Acknowledging Islam's Diversity
Updated On: 05 August, 2018 06:01 AM IST | | Devdutt Pattanaik
At the time of the World Wars, beyond the traditional Shia-Sunni divide, Islam had many regional forms: there was an Arabic form, there was a Persian form, there was the Indian form, there was an Indonesian form

Illustration/Devdutt Pattanaik
As a child, I was familiar with two words for God in Islam — one was Khuda and the other was Allah. I assumed that they were synonyms for each other. As I grew up, I learned that Khuda is a Persian (Iranian) word and Allah is Arabic. I noticed that my Parsi friends often referred to God as Khodai, a result of their Persian roots. Currently, I observe that many Muslims avoid using the word Khuda and prefer the word Allah. So, it is no longer Khuda-hafiz for safe journeys, but Allah-hafiz. This shift reveals a transformation in the Islamic world in the past 30 years.

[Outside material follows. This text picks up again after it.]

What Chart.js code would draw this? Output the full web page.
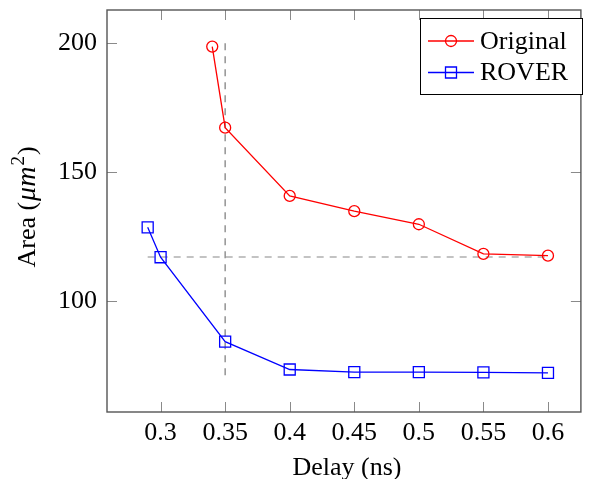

At the time of the World Wars, beyond the traditional Shia-Sunni divide, Islam had many regional forms: there was an Arabic form, there was a Persian form, there was the Indian form, there was an Indonesian form. But, after the World Wars, we find that Islam has transformed and there is a desperate need to homogenise it into a form that is crudely called Arabic, though academics prefer to call it 'puritanical' or the Wahhabi School of Sunni Islam.